The Turkish fleet came on imposing and terrible, all sails set, impelled by a fair wind, and it was only half a mile from the line of galliasses and another mile from the line of the Christian ships.

D. John waited no longer; he humbly crossed himself, and ordered that the cannon of challenge should be fired on the "Real," and that the blue flag of the League should be hoisted at the stern, which unfurled itself like a piece of the sky on which stood out an image of the Crucified. A moment later the galley of Ali replied, accepting the challenge by firing another cannon, and hoisting at the stern the standard of the Prophet, guarded in Mecca, white and of large size, with a wide green "cenefa," and in the centre verses from the Koran embroidered in gold.

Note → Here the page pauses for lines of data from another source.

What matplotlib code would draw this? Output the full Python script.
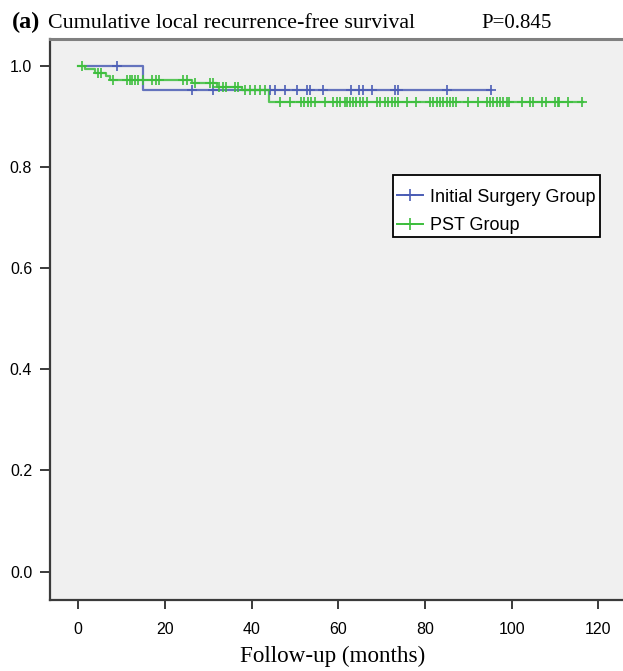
import numpy as np
import matplotlib
matplotlib.use("Agg")
import matplotlib.pyplot as plt
from matplotlib.lines import Line2D
from matplotlib.patches import Rectangle

# ---------------- data ----------------
blue_label = "Initial Surgery Group"
green_label = "PST Group"

blue_step_t = [1.5, 15.0]
blue_step_s = [1.0, 0.952]
blue_end = 95.2
blue_censor = [9.0, 26.3, 31.2, 44.2, 45.4, 47.7, 50.5, 52.7, 53.5, 56.5,
               62.9, 64.8, 65.8, 67.7, 73.1, 73.8, 85.0, 95.2]

green_step_t = [0.0, 1.5, 3.9, 6.5, 7.3, 26.2, 31.9, 37.7, 43.9]
green_step_s = [1.0, 0.993, 0.986, 0.979, 0.972, 0.965, 0.958, 0.951, 0.929]
green_end = 116.5
green_censor = [0.9, 4.6, 5.2, 8.1, 11.2, 12.0, 12.5, 13.1, 13.7, 15.0, 17.1,
                17.9, 18.6, 24.2, 25.0, 26.9, 30.4, 31.2, 32.5, 33.5, 34.2,
                36.2, 36.9, 38.5, 39.6, 40.8, 41.9, 43.1, 46.6, 48.9, 51.4,
                52.2, 52.9, 53.7, 54.6, 56.9, 58.8, 59.6, 60.4, 61.5, 61.9,
                62.7, 63.5, 64.2, 65.0, 65.8, 66.6, 68.9, 69.6, 70.8, 71.5,
                72.3, 73.1, 73.8, 75.9, 77.9, 81.2, 81.9, 82.7, 83.5, 84.2,
                85.0, 85.8, 86.5, 87.2, 90.0, 92.2, 94.3, 95.0, 95.8, 96.6,
                97.3, 98.1, 98.9, 99.5, 102.3, 104.2, 105.0, 107.0, 108.0,
                110.0, 110.6, 111.0, 113.1, 116.2]

x_ticks = [0, 20, 40, 60, 80, 100, 120]
y_ticks = [0.0, 0.2, 0.4, 0.6, 0.8, 1.0]

title_tag = "(a)"
title_text = "Cumulative local recurrence-free survival"
p_text = "P=0.845"
x_label = "Follow-up (months)"

BLUE = "#4B5DB5"
GREEN = "#3DBE3D"

# ---------------- figure ----------------
W, H = 623, 671
fig = plt.figure(figsize=(W / 100, H / 100), dpi=100)
fig.patch.set_facecolor("white")

left_px, right_px, top_px, bottom_px = 49.5, 623, 39, 600
ax = fig.add_axes([left_px / W, 1 - bottom_px / H,
                   (right_px - left_px) / W, (bottom_px - top_px) / H])
ax.set_facecolor("#F0F0F0")

ppm = 4.333
ax.set_xlim((left_px - 78.3) / ppm, (right_px - 78.3) / ppm)
ax.set_ylim((571.5 - bottom_px) / 505.8, (571.5 - top_px) / 505.8)


def km_value(ts, ss, t):
    idx = np.searchsorted(np.asarray(ts), t, side="right") - 1
    idx = np.clip(idx, 0, len(ss) - 1)
    return np.asarray(ss)[idx]


for ts, ss, tend, cens, col in [
    (blue_step_t, blue_step_s, blue_end, blue_censor, BLUE),
    (green_step_t, green_step_s, green_end, green_censor, GREEN),
]:
    tt = list(ts) + [tend]
    sv = list(ss) + [ss[-1]]
    ax.step(tt, sv, where="post", color=col, lw=1.6, alpha=0.85, zorder=3)
    c = np.asarray(cens)
    ax.plot(c, km_value(ts, ss, c), ls="none", marker="+", ms=7.5,
            mew=1.4, color=col, alpha=0.85, zorder=4)

ax.set_xticks(x_ticks)
ax.set_yticks(y_ticks)
ax.set_xticklabels([str(v) for v in x_ticks])
ax.set_yticklabels([f"{v:.1f}" for v in y_ticks])
for lab in ax.get_xticklabels() + ax.get_yticklabels():
    lab.set_fontfamily("Liberation Sans")
    lab.set_fontsize(11.5)
    lab.set_color("#000000")
ax.tick_params(axis="x", direction="out", length=6.5, width=1.4,
               color="#3a3a3a", pad=9)
ax.tick_params(axis="y", direction="out", length=7.5, width=1.4,
               color="#3a3a3a", pad=5)

for s in ["left", "bottom"]:
    ax.spines[s].set_color("#3a3a3a")
    ax.spines[s].set_linewidth(1.6)
ax.spines["top"].set_color("#808080")
ax.spines["top"].set_linewidth(2.2)
ax.spines["right"].set_visible(False)

# legend (frame drawn separately)
handles = [Line2D([], [], color=BLUE, lw=1.4, marker="+", ms=9, mew=1.2),
           Line2D([], [], color=GREEN, lw=1.4, marker="+", ms=9, mew=1.2)]
fig.patches.append(Rectangle((393.3 / W, 1 - 237.3 / H),
                             (600 - 393.3) / W, (237.3 - 175) / H,
                             transform=fig.transFigure, facecolor="white",
                             edgecolor="black", lw=1.3, zorder=5))
leg = fig.legend(handles, [blue_label, green_label], loc="upper left",
                 bbox_to_anchor=(396.7 / W, 1 - 188.5 / H),
                 bbox_transform=fig.transFigure, borderaxespad=0,
                 frameon=False,
                 prop={"family": "Liberation Sans", "size": 13},
                 handlelength=1.47, handletextpad=0.37, borderpad=0,
                 labelspacing=0.64)
leg.set_zorder(6)

# title texts
fig.text(11.7 / W, 1 - 28.3 / H, title_tag, family="Liberation Serif",
         weight="bold", fontsize=17.5, va="baseline", ha="left")
fig.text(48.3 / W, 1 - 28.3 / H, title_text, family="Liberation Serif",
         fontsize=15.8, va="baseline", ha="left")
fig.text(481.7 / W, 1 - 28.3 / H, p_text, family="Liberation Serif",
         fontsize=15.0, va="baseline", ha="left")

# x label
fig.text(333 / W, 1 - 661.7 / H, x_label, family="Liberation Serif",
         fontsize=16.7, va="baseline", ha="center")

fig.savefig("out.png", dpi=100, facecolor="white")
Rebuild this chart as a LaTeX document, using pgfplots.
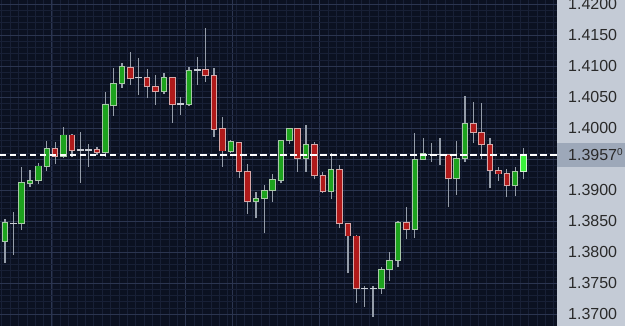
\documentclass[border=0pt]{standalone}
\usepackage{pgfplots}
\pgfplotsset{compat=1.18}
\usepackage{pgfplotstable}
\usepackage{fontspec}
\setmainfont{Liberation Sans}

\definecolor{bgnavy}{HTML}{0B1121}
\definecolor{gridmaj}{HTML}{2B3550}
\definecolor{gridmin}{HTML}{182036}
\definecolor{greenfill}{HTML}{1DA31D}
\definecolor{greenborder}{HTML}{A8C8A8}
\definecolor{redfill}{HTML}{B01A1A}
\definecolor{redborder}{HTML}{D8A8A8}
\definecolor{brightgreen}{HTML}{3AF03A}
\definecolor{brightborder}{HTML}{D0F0D0}
\definecolor{wick}{HTML}{959DA9}
\definecolor{dojicol}{HTML}{C8CCD4}
\definecolor{panel}{HTML}{C4CBD6}
\definecolor{hilite}{HTML}{9DA8B9}
\definecolor{labeltext}{HTML}{2A2A2A}

% i  Open  High  Low  Close
\pgfplotstableread{
i O H L C
0 1.38177 1.38532 1.37823 1.38468
2 1.38452 1.39376 1.38355 1.39118
3 1.39108 1.39323 1.39053 1.39161
4 1.39150 1.39440 1.39097 1.39387
5 1.39376 1.39795 1.39311 1.39677
7 1.39548 1.40021 1.39511 1.39887
12 1.39602 1.40585 1.39537 1.40371
13 1.40355 1.40963 1.40194 1.40721
14 1.40721 1.41053 1.40650 1.40989
19 1.40585 1.40892 1.40548 1.40818
22 1.40382 1.40989 1.40355 1.40935
27 1.39618 1.39800 1.39600 1.39779
30 1.38811 1.38973 1.38544 1.38866
31 1.38866 1.39081 1.38302 1.38989
32 1.38989 1.39258 1.38811 1.39173
33 1.39161 1.39800 1.39108 1.39795
34 1.39795 1.40000 1.39742 1.39995
36 1.39511 1.40048 1.39295 1.39726
39 1.38973 1.39592 1.38850 1.39334
45 1.37415 1.37763 1.37323 1.37721
46 1.37721 1.38005 1.37537 1.37860
47 1.37860 1.38505 1.37753 1.38473
49 1.38366 1.39915 1.38221 1.39495
50 1.39495 1.39834 1.39495 1.39592
54 1.39189 1.39795 1.38919 1.39511
55 1.39511 1.40516 1.39456 1.40076
61 1.39065 1.39376 1.38903 1.39295
}\greentab

\pgfplotstableread{
i O H L C
6 1.39677 1.39779 1.39419 1.39548
8 1.39887 1.39900 1.39532 1.39634
11 1.39656 1.39689 1.39565 1.39602
15 1.40979 1.41231 1.40694 1.40802
17 1.40818 1.40947 1.40479 1.40677
18 1.40677 1.40855 1.40371 1.40585
20 1.40818 1.40830 1.40085 1.40382
24 1.40947 1.41608 1.40747 1.40839
25 1.40839 1.40963 1.39860 1.39979
26 1.39989 1.40182 1.39376 1.39629
28 1.39763 1.39779 1.39189 1.39295
29 1.39295 1.39419 1.38613 1.38811
35 1.39995 1.40000 1.39295 1.39511
37 1.39726 1.39779 1.39173 1.39226
38 1.39226 1.39295 1.38957 1.38973
40 1.39334 1.39403 1.38382 1.38463
41 1.38463 1.38470 1.37656 1.38258
42 1.38258 1.38274 1.37182 1.37415
48 1.38473 1.38721 1.38205 1.38366
53 1.39565 1.39580 1.38721 1.39189
56 1.40076 1.40424 1.39763 1.39924
57 1.39924 1.40398 1.39495 1.39726
58 1.39726 1.39834 1.39027 1.39311
59 1.39311 1.39366 1.39150 1.39258
60 1.39269 1.39334 1.38882 1.39065
}\redtab

\pgfplotstableread{
i O H L C
1 1.38463 1.38650 1.37952 1.38463
9 1.39645 1.39940 1.39118 1.39645
10 1.39645 1.39742 1.39376 1.39645
16 1.40811 1.41124 1.40532 1.40811
21 1.40387 1.40495 1.40210 1.40387
23 1.40935 1.41140 1.40694 1.40935
43 1.37415 1.37452 1.37118 1.37415
44 1.37415 1.37452 1.36956 1.37415
51 1.39576 1.39753 1.39456 1.39576
52 1.39576 1.39834 1.39403 1.39576
}\dojitab

\pgfplotstableread{
i O H L C
62 1.39295 1.39672 1.39173 1.39570
}\lasttab

\pgfplotsset{
  wickstyle/.style={draw=none, mark=none, forget plot,
    error bars/.cd, y dir=plus, y explicit, error mark=none,
    error bar style={draw=wick, solid, line width=1.3pt}},
  bodystyle/.style 2 args={draw=none, mark=none, forget plot,
    error bars/.cd, y dir=plus, y explicit, error mark=none,
    error bar style={draw=#2, solid, line width=#1}},
}

\begin{document}
\begin{tikzpicture}
\useasboundingbox (0,0) rectangle (625pt,326pt);
\clip (0,0) rectangle (625pt,326pt);
\fill[panel] (557pt,0) rectangle (625pt,326pt);
\fill[hilite] (557pt,159pt) rectangle (625pt,183pt);
\begin{axis}[
  at={(0,0)}, anchor=south west,
  width=557pt, height=326pt, scale only axis,
  xmin=-0.6, xmax=66, ymin=1.368065, ymax=1.420645,
  axis background/.style={fill=bgnavy},
  axis line style={draw=none},
  xtick={5.6,21.6,27.15,37.6}, xticklabels={},
  minor xtick={-0.4,0.6,...,65.6},
  ytick={1.370,1.375,1.380,1.385,1.390,1.395,1.400,1.405,1.410,1.415,1.420},
  yticklabels={1.3700,1.3750,1.3800,1.3850,1.3900,{},1.4000,1.4050,1.4100,1.4150,1.4200},
  minor y tick num=4,
  grid=both,
  major grid style={color=gridmaj, line width=0.8pt},
  minor grid style={color=gridmin, line width=0.5pt},
  major tick length=0pt, minor tick length=0pt,
  yticklabel pos=right,
  yticklabel style={anchor=west, inner sep=0pt, xshift=11pt,
    font=\fontsize{16}{16}\selectfont, text=labeltext},
  extra y ticks={1.3957},
  extra y tick labels={1.3957\raisebox{5pt}{\fontsize{10}{10}\selectfont 0}},
  extra y tick style={grid=none},
]
% wicks
\addplot[wickstyle] table[x=i, y=L, y error plus expr={\thisrow{H}-\thisrow{L}}]{\greentab};
\addplot[wickstyle] table[x=i, y=L, y error plus expr={\thisrow{H}-\thisrow{L}}]{\redtab};
\addplot[wickstyle] table[x=i, y=L, y error plus expr={\thisrow{H}-\thisrow{L}}]{\dojitab};
\addplot[wickstyle] table[x=i, y=L, y error plus expr={\thisrow{H}-\thisrow{L}}]{\lasttab};
% doji bars
\addplot[bodystyle={7pt}{dojicol}] table[x=i, y expr={\thisrow{O}-0.00012}, y error plus expr={0.00024}]{\dojitab};
% green bodies
\addplot[bodystyle={6.5pt}{greenborder}] table[x=i, y expr={min(\thisrow{O},\thisrow{C})-0.00008}, y error plus expr={abs(\thisrow{C}-\thisrow{O})+0.00016}]{\greentab};
\addplot[bodystyle={4.5pt}{greenfill}] table[x=i, y expr={min(\thisrow{O},\thisrow{C})+0.00008}, y error plus expr={abs(\thisrow{C}-\thisrow{O})-0.00016}]{\greentab};
% red bodies
\addplot[bodystyle={6.5pt}{redborder}] table[x=i, y expr={min(\thisrow{O},\thisrow{C})-0.00008}, y error plus expr={abs(\thisrow{C}-\thisrow{O})+0.00016}]{\redtab};
\addplot[bodystyle={4.5pt}{redfill}] table[x=i, y expr={min(\thisrow{O},\thisrow{C})+0.00008}, y error plus expr={abs(\thisrow{C}-\thisrow{O})-0.00016}]{\redtab};
% last candle
\addplot[bodystyle={6.5pt}{brightborder}] table[x=i, y expr={min(\thisrow{O},\thisrow{C})-0.00008}, y error plus expr={abs(\thisrow{C}-\thisrow{O})+0.00016}]{\lasttab};
\addplot[bodystyle={4.5pt}{brightgreen}] table[x=i, y expr={min(\thisrow{O},\thisrow{C})+0.00008}, y error plus expr={abs(\thisrow{C}-\thisrow{O})-0.00016}]{\lasttab};
% current price line
\addplot[white, line width=2pt, dash pattern=on 6.5pt off 3.5pt] coordinates {(-0.6,1.3957) (66,1.3957)};
\end{axis}
\end{tikzpicture}
\end{document}
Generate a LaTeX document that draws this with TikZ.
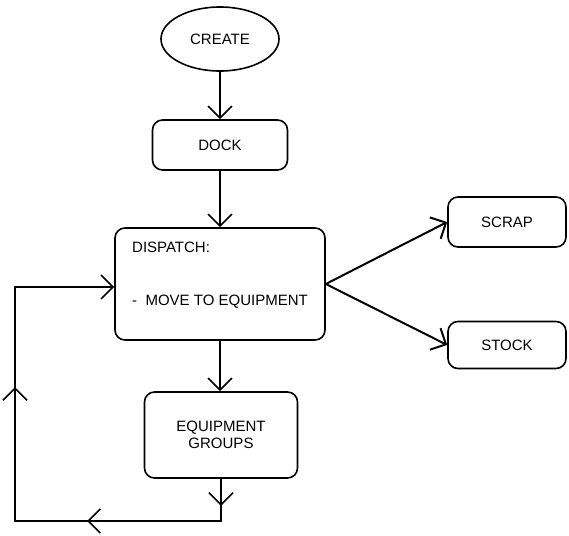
\documentclass[tikz,border=0pt]{standalone}
\usepackage{fontspec}
\setmainfont{Liberation Sans}
\usetikzlibrary{arrows.meta,shapes.geometric,decorations.markings}
\begin{document}
\begin{tikzpicture}[x=1pt,y=-1pt,
  every node/.style={font=\fontsize{15}{17}\selectfont, inner sep=0pt},
  box/.style={draw, line width=1.6pt, rounded corners=10pt},
  barb/.tip={Straight Barb[length=12pt,width=24pt]},
  link/.style={line width=1.6pt, -barb},
  fork/.style={line width=2pt, -barb},
  loopline/.style={line width=1.6pt, -barb, postaction={decorate},
    decoration={markings,
      mark=at position 27pt with {\arrow{barb}},
      mark=at position 176pt with {\arrow{barb}},
      mark=at position 382pt with {\arrow{barb}}}},
]
\useasboundingbox (0,0) rectangle (569,535);

% process blocks
\node[draw, ellipse, line width=1.6pt, minimum width=118, minimum height=64] (create) at (220,39) {CREATE};
\node[box, minimum width=135, minimum height=50] (dock) at (220,145) {DOCK};
\node[box, minimum width=210, minimum height=112] (disp) at (220,284) {};
\node[anchor=west] (dispTitle) at (132,247) {DISPATCH:};
\node[anchor=west] (dispTask) at (132,302) {-\ \ MOVE TO EQUIPMENT};
\node[box, minimum width=153, minimum height=86, align=center] (equip) at (221,435) {EQUIPMENT\\GROUPS};
\node[box, minimum width=118, minimum height=50] (scrap) at (507,222) {SCRAP};
\node[box, minimum width=118, minimum height=47] (stock) at (507,345) {STOCK};

% main flow
\draw[link] (create) -- (dock);
\draw[link] (dock) -- (disp);
\draw[link] (disp) -- (disp |- equip.north);
\coordinate (forkpt) at (disp.east);
\draw[fork] (forkpt) -- (scrap.west);
\draw[fork] (forkpt) -- (stock.west);

% return loop to dispatch
\coordinate (lb) at (221,521);
\coordinate (ll) at (15,521);
\coordinate (lt) at (15,287);
\draw[loopline] (equip.south) -- (lb) -- (ll) -- (lt) -- (disp.west |- lt);
\end{tikzpicture}
\end{document}
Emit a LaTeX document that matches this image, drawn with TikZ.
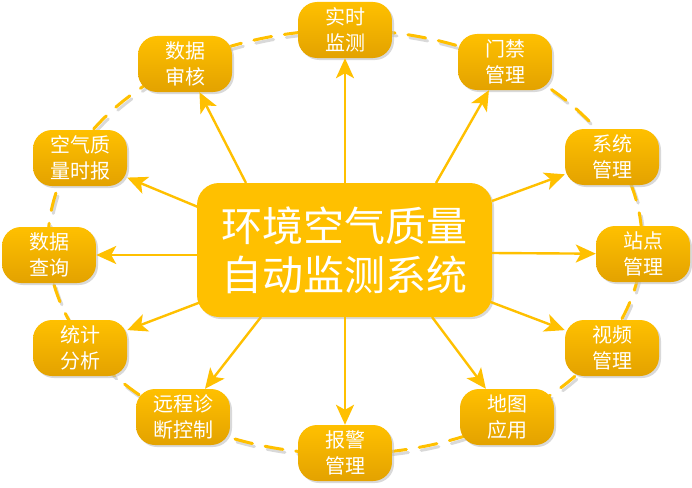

At the same moment a strange thing happened, a very simple one at any other time, but for good reason then considered a miracle: the wind fell suddenly to a calm, and then began to blow favourably for the Christians and against the Turks. It seemed as if the Voice had said to the sea, "Be calm," and to the wind, "Be still." The silence was profound, and nothing was heard but the waves breaking on the prows of the galleys, and the noise of the chains of the Christian galley slaves as they rowed.

Fr. Miguel Servia blessed from the quarter-deck all those of the fleet, and gave them absolution in the hour of death. It was then a quarter to twelve.